- **Plotting code records**:
◆ ◆ ◆

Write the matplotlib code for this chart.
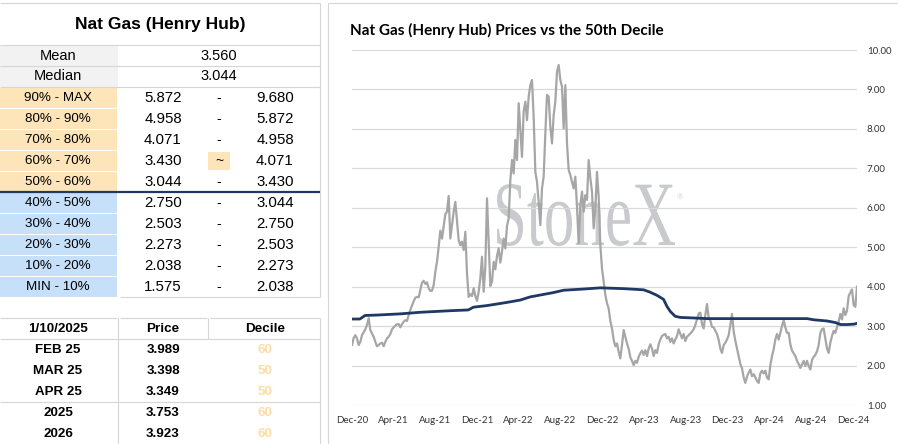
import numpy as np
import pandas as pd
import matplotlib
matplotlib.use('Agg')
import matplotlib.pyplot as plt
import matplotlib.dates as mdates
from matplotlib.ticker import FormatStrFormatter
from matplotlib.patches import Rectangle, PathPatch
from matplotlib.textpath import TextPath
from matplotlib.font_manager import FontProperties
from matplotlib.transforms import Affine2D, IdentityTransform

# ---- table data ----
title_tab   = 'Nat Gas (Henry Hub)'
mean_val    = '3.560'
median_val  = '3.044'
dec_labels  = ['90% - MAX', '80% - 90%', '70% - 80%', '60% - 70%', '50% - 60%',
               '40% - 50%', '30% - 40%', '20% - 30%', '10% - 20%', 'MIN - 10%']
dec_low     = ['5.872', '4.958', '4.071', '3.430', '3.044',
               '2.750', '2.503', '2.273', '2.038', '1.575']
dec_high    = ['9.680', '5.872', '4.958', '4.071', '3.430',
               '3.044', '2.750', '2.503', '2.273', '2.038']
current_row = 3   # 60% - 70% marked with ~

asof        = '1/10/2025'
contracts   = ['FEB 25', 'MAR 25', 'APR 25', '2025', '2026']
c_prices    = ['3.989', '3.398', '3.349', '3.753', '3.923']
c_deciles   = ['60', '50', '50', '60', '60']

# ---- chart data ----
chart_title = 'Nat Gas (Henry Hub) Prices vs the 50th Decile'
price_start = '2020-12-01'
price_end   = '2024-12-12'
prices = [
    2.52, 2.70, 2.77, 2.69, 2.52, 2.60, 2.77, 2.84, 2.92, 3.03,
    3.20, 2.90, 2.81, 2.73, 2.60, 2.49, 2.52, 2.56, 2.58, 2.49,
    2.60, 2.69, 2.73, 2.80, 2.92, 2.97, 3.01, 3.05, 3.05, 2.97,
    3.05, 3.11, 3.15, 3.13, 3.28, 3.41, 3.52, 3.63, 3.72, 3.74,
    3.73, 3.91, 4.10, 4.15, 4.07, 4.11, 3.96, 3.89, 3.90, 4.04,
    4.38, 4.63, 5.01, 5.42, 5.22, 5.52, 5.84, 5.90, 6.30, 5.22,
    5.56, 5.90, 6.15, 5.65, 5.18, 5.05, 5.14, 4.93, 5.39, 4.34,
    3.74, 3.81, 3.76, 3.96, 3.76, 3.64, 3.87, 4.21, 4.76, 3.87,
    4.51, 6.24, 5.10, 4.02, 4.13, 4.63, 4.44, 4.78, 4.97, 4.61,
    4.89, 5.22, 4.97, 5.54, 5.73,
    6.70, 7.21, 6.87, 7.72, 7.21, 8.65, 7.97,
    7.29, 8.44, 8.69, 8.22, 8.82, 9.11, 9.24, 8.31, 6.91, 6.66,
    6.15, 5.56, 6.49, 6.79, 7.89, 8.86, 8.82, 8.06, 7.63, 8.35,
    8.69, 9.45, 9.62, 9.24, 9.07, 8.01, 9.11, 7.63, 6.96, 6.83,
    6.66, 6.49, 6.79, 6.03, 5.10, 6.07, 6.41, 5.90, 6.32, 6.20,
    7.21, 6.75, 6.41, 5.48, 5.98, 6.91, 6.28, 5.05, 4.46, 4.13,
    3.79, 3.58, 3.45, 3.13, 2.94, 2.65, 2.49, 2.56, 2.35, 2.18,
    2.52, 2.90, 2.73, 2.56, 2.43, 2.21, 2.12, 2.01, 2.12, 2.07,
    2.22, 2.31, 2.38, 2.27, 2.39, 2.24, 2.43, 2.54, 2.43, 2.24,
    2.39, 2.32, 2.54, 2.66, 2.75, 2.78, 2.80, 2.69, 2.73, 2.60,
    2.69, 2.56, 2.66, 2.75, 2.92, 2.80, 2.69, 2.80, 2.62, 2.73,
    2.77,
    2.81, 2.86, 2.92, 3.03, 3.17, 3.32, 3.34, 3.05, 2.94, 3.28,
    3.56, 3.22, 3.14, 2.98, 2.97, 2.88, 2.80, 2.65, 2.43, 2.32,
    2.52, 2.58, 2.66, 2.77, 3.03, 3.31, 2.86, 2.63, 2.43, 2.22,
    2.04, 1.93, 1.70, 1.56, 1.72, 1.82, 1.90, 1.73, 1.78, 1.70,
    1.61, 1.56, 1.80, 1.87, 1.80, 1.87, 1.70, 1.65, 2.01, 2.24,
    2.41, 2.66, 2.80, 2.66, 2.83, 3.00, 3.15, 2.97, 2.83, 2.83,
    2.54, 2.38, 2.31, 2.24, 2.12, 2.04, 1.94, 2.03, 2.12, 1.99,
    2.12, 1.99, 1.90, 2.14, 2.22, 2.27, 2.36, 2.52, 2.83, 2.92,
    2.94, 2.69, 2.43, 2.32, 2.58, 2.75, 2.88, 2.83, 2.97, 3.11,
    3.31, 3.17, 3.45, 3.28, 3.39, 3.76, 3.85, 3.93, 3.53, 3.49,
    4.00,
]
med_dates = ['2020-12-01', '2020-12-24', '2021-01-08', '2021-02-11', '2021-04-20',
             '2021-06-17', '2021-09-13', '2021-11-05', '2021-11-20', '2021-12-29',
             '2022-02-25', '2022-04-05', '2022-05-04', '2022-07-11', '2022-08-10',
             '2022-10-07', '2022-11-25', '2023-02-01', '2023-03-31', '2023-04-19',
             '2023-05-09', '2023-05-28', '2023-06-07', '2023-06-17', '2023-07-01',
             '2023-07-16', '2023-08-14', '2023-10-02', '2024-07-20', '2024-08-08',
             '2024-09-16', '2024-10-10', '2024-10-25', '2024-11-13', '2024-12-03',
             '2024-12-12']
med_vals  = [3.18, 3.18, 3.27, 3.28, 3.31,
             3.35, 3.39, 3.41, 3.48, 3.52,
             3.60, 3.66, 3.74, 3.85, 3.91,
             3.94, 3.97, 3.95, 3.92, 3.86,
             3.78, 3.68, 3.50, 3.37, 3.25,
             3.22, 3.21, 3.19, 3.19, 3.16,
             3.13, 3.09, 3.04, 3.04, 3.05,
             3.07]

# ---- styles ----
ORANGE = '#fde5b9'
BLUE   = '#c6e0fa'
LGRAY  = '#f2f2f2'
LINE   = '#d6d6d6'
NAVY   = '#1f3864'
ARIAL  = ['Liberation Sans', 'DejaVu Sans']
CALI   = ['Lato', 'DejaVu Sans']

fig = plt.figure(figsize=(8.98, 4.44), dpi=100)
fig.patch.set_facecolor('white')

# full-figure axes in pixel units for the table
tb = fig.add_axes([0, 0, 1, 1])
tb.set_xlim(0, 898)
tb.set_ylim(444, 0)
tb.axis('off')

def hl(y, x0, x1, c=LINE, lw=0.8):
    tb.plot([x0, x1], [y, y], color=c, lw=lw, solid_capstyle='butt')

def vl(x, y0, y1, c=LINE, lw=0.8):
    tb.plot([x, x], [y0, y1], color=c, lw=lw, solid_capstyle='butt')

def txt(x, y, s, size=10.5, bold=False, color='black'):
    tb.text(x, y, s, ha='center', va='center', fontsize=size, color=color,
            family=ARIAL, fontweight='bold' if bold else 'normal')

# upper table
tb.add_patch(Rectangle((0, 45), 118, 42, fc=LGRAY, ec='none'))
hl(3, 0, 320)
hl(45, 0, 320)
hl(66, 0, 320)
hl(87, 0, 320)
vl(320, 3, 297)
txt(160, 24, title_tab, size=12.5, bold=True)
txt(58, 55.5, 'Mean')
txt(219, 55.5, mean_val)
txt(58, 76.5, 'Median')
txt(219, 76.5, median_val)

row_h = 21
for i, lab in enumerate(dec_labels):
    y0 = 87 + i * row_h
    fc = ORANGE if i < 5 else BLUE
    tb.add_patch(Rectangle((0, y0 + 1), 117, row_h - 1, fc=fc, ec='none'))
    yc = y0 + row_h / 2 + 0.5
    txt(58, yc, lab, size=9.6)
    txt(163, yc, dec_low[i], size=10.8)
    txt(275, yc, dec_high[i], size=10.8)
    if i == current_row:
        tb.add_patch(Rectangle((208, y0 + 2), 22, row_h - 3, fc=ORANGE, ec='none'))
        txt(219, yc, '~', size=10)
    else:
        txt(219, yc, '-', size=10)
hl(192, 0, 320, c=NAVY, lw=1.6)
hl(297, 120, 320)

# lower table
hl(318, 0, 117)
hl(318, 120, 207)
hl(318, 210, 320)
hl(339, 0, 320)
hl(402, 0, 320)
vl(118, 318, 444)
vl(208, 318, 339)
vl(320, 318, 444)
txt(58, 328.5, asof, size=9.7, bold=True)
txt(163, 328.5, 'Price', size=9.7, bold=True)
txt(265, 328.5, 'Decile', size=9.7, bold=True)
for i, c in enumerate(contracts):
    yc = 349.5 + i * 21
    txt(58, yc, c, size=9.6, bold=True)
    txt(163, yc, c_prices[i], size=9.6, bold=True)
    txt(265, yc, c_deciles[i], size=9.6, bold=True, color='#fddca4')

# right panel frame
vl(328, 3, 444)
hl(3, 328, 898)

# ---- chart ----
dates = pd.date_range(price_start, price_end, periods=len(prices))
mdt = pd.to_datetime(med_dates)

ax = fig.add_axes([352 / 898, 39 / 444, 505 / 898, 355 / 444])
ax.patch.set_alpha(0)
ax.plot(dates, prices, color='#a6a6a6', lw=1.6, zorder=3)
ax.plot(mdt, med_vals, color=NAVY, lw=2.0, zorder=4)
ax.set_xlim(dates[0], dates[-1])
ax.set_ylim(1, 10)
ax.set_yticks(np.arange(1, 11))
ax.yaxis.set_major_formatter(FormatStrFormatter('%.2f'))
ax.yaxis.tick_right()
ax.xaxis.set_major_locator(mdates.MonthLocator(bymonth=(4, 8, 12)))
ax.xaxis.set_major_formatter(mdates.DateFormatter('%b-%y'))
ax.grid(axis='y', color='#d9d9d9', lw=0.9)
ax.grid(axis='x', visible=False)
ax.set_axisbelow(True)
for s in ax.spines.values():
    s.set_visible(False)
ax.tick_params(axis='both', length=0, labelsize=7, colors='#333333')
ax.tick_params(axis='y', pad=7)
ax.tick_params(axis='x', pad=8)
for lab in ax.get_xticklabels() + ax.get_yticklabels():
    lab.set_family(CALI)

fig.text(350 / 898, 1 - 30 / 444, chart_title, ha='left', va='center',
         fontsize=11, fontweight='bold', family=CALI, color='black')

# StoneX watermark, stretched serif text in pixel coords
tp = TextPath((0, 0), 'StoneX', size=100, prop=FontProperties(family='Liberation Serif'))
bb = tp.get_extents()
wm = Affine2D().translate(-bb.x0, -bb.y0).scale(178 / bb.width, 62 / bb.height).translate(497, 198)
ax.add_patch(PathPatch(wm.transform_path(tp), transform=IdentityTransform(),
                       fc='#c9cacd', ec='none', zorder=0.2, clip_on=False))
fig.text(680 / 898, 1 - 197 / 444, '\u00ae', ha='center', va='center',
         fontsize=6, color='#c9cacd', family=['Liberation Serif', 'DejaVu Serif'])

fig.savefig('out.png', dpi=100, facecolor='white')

◆ ◆ ◆

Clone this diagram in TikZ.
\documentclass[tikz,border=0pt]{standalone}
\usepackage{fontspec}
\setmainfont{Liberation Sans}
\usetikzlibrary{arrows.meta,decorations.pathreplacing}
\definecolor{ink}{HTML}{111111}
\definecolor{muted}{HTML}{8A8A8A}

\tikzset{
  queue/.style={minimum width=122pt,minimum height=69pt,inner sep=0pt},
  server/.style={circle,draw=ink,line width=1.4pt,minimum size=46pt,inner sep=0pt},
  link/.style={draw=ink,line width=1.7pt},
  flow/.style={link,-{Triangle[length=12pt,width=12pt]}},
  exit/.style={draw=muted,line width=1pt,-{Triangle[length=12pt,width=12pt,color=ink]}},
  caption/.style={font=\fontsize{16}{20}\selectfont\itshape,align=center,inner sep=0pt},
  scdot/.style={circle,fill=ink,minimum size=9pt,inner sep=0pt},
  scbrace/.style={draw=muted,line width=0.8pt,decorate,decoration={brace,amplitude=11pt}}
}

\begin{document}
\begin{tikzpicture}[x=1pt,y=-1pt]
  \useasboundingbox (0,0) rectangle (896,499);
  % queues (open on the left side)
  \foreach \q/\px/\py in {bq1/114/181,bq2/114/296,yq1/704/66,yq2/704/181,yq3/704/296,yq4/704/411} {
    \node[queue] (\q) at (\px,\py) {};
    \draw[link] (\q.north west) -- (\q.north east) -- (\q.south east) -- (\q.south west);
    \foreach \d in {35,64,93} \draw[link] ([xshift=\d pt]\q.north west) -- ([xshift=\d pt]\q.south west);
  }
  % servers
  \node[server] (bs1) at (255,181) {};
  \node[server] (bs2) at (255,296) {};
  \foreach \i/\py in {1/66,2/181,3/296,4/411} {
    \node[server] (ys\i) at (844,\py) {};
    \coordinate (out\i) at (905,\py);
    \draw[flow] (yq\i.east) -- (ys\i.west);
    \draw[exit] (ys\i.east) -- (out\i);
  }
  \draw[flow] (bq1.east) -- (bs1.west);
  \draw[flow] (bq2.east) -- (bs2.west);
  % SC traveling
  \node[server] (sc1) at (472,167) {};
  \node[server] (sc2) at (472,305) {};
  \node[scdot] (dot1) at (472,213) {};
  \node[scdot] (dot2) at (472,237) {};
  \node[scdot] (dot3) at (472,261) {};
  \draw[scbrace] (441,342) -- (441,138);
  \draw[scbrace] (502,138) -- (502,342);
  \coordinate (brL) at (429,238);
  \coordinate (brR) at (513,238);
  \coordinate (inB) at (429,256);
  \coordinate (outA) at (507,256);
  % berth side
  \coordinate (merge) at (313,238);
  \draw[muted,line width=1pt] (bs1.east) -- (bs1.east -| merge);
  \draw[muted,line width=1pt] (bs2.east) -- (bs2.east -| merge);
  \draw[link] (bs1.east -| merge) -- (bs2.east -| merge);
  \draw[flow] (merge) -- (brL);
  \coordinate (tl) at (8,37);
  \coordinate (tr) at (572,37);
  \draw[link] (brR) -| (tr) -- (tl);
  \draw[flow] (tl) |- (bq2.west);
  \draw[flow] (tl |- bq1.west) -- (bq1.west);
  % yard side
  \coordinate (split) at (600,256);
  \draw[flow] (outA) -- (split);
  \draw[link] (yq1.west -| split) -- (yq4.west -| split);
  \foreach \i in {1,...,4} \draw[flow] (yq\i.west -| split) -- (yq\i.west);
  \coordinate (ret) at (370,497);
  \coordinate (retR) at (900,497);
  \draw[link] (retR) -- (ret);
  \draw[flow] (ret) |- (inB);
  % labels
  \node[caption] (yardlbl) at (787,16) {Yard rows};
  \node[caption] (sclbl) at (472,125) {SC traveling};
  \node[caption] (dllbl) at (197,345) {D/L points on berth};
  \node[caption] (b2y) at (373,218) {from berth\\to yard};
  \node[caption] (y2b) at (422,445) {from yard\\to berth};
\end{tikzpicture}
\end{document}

◆ ◆ ◆

- **TASK GOAL**:
Omit all pictures, and reproduce exactly the lines from the one holding "Write the matplotlib code for this chart." through the one holding "['60', '50', '50', '60', '60']", both included.

- **PROBLEM SOLUTION**:
Write the matplotlib code for this chart.
import numpy as np
import pandas as pd
import matplotlib
matplotlib.use('Agg')
import matplotlib.pyplot as plt
import matplotlib.dates as mdates
from matplotlib.ticker import FormatStrFormatter
from matplotlib.patches import Rectangle, PathPatch
from matplotlib.textpath import TextPath
from matplotlib.font_manager import FontProperties
from matplotlib.transforms import Affine2D, IdentityTransform

# ---- table data ----
title_tab   = 'Nat Gas (Henry Hub)'
mean_val    = '3.560'
median_val  = '3.044'
dec_labels  = ['90% - MAX', '80% - 90%', '70% - 80%', '60% - 70%', '50% - 60%',
               '40% - 50%', '30% - 40%', '20% - 30%', '10% - 20%', 'MIN - 10%']
dec_low     = ['5.872', '4.958', '4.071', '3.430', '3.044',
               '2.750', '2.503', '2.273', '2.038', '1.575']
dec_high    = ['9.680', '5.872', '4.958', '4.071', '3.430',
               '3.044', '2.750', '2.503', '2.273', '2.038']
current_row = 3   # 60% - 70% marked with ~

asof        = '1/10/2025'
contracts   = ['FEB 25', 'MAR 25', 'APR 25', '2025', '2026']
c_prices    = ['3.989', '3.398', '3.349', '3.753', '3.923']
c_deciles   = ['60', '50', '50', '60', '60']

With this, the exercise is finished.